6 februari 2023
Het onderzoek werd uitgevoerd door promovendus Menno Demmenie en zijn collega’s van het Institute of Physics en het Van ’t Hoff Institute for Molecular Sciences aan de Universiteit van Amsterdam. De resultaten van de onderzoekers werden de afgelopen week gepubliceerd in het wetenschappelijke tijdschrift Physical Review Applied.
Om het onderzoek uit te kunnen voeren, bouwden Demmenie en zijn collega’s een heuse ijspegelmachine. ‘In een grote ijskast met raam zijn we een paar weken lang bezig geweest om onszelf ware ijspegelgroei-experts te maken’, vertelt Demmenie. ‘Het lastigste daarbij was de vraag hoe snel je water moet toevoeren om een goede ijspegel te maken. Als het water te snel stroomt, verlies je relatief veel water en creëer je een ijsvloer onderin de vrieskast. Wanner je daarentegen de instroom te langzaam afstelt, krijgt de ijspegel een voorkeur om als een stalagmiet omhoog te groeien. De optimale groeisnelheid, zo hebben we uiteindelijk ontdekt, ontstaat bij een toestroom van zestig milliliter per uur, bij een temperatuur van -15 °C. Je kunt dat vergelijken met een kraan die ongeveer iedere drie seconden druppelt.’
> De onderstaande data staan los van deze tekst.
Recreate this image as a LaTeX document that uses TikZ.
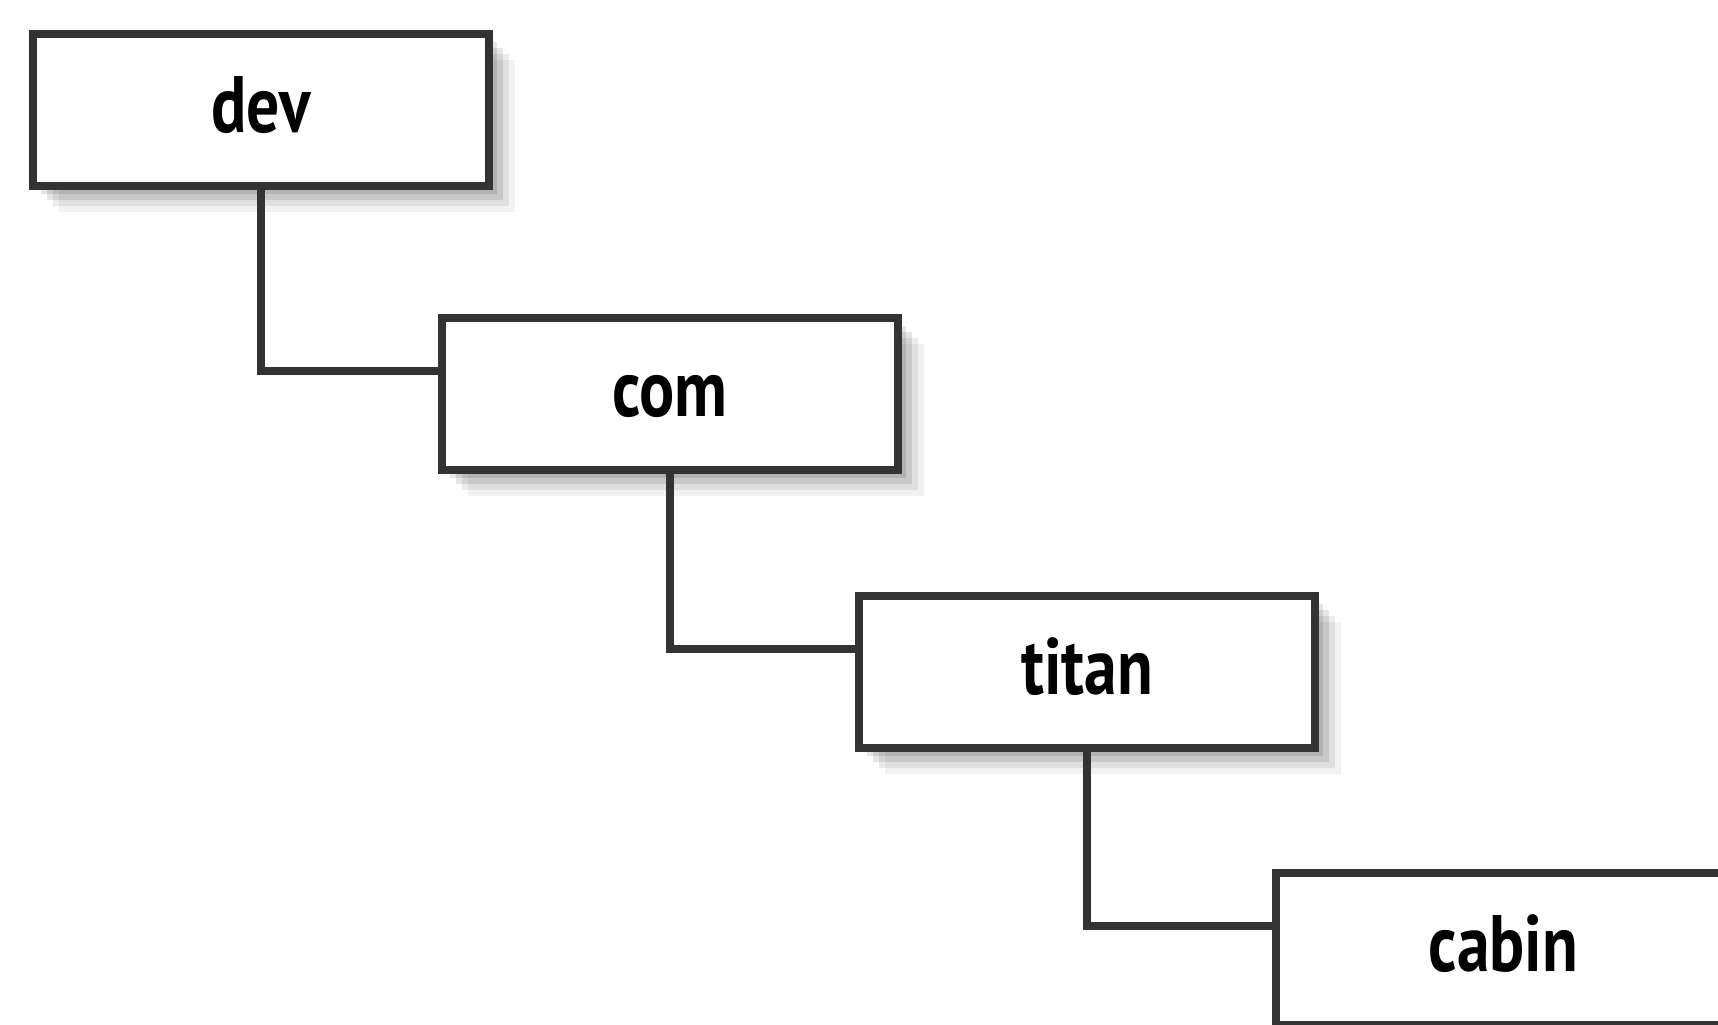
\documentclass[tikz,border=0pt]{standalone}
\usepackage{fontspec}
\newfontfamily\dirfont{PT Sans}[FakeStretch=0.82]
\usetikzlibrary{calc,shadows}
\tikzset{
  dirshadow/.style={
    drop shadow={fill=black,opacity=.10,shadow xshift=2pt,shadow yshift=-2pt},
    drop shadow={fill=black,opacity=.10,shadow xshift=3.5pt,shadow yshift=-3.5pt},
    drop shadow={fill=black,opacity=.08,shadow xshift=5pt,shadow yshift=-5pt},
    drop shadow={fill=black,opacity=.05,shadow xshift=6.5pt,shadow yshift=-6.5pt}},
  dirbox/.style={draw=black!80,line width=2pt,fill=white,dirshadow,
    minimum width=114pt,minimum height=38pt,inner sep=0pt,
    text height=11.25pt,text depth=0pt,
    font=\dirfont\bfseries\fontsize{20}{24}\selectfont},
  link/.style={draw=black!80,line width=2pt},
}
\begin{document}
\begin{tikzpicture}[x=0.25pt,y=-0.25pt]
\useasboundingbox (0,0) rectangle (1718,1025);
\fill[white] (0,0) rectangle (1718,1025);
\clip (0,0) rectangle (1718,1025);
% Directory boxes
\node[dirbox] (dev) at (261,110) {dev};
\node[dirbox] (com) at (670,394.5) {com};
\node[dirbox] (titan) at (1087,672) {titan};
\node[dirbox] (cabin) at (1503.5,949) {cabin};
% Links between levels
\draw[link] (dev.south) |- ($(com.north west)!0.355!(com.south west)$);
\draw[link] (com.south) |- ($(titan.north west)!0.355!(titan.south west)$);
\draw[link] (titan.south) |- ($(cabin.north west)!0.355!(cabin.south west)$);
\end{tikzpicture}
\end{document}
Toen de juiste stroomsnelheid eenmaal gevonden was, konden de onderzoekers aan de slag. Ze maakten verschillende ijspegels in hun machine, onder verschillende omstandigheden en met verschillende soorten water. Uiteindelijk bleek de cruciale factor voor de vorming van ijspegel-ribbels de concentratie van zout in het gebruikte water. In de onderstaande afbeelding zijn ijspegels te zien met verschillende zoutconcentratie, van ijspegels uit extreem zuiver water (links) tot ijspegels uit sterk gezouten water (rechts). Naarmate de concentratie zout toenam, werden de ribbels op de ijspegels steeds duidelijker zichtbaar.
De rol van het zout in het vormingsproces van de ijspegels onderzochten de onderzoekers met behulp van een slimme truc. Wanneer het water van de ijspegels bevriest, worden de zoutmoleculen als ‘onzuiverheden’ uit het ijs naar buiten geduwd; het zout bevindt zich dus vooral in een dun laagje vloeibaar water aan de buitenkant van de ijspegels. De wetenschappers voegden aan het gebruikte water een kleurstof toe, waarmee precies hetzelfde gebeurt als met de zoutmoleculen, en konden zo heel mooi in beeld brengen waar het vloeibare water met zout zich bevond.
Op die manier bleek dat juist het stromen van het water de ribbels veroorzaakte. Bij zuiver water was er nauwelijks sprake van een laagje vloeibaar zout water rond de ijspegel, en was het vormingsproces meer te vergelijken met een druppelende kaars. Bij zouter water was de ijspegel omgeven door een dunne film van vloeibaar, zout water, en zorgde de stroming daarin voor de gelijkmatige ribbels. Hoe meer zout het water bevatte, hoe sterker dat proces, en hoe dikker de uiteindelijk gevormde ribbels waren.
Ook water in de natuur bevat een kleine concentratie zout. Vandaar dus de mooie structuren die we ’s ochtends aan onze dakgoten en autobumpers aantreffen – geribbeld door een dun laagje licht gezouten water dat ’s nachts zijn werk heeft gedaan.
The Growth and Form of Rippled Icicles. Menno Demmenie, Sander Woutersen, Lars Reus, Paul Kolpakov, Daniel Bonn en Noushine Shahidzadeh. Phys. Rev. Applied 19 (2023) 024005.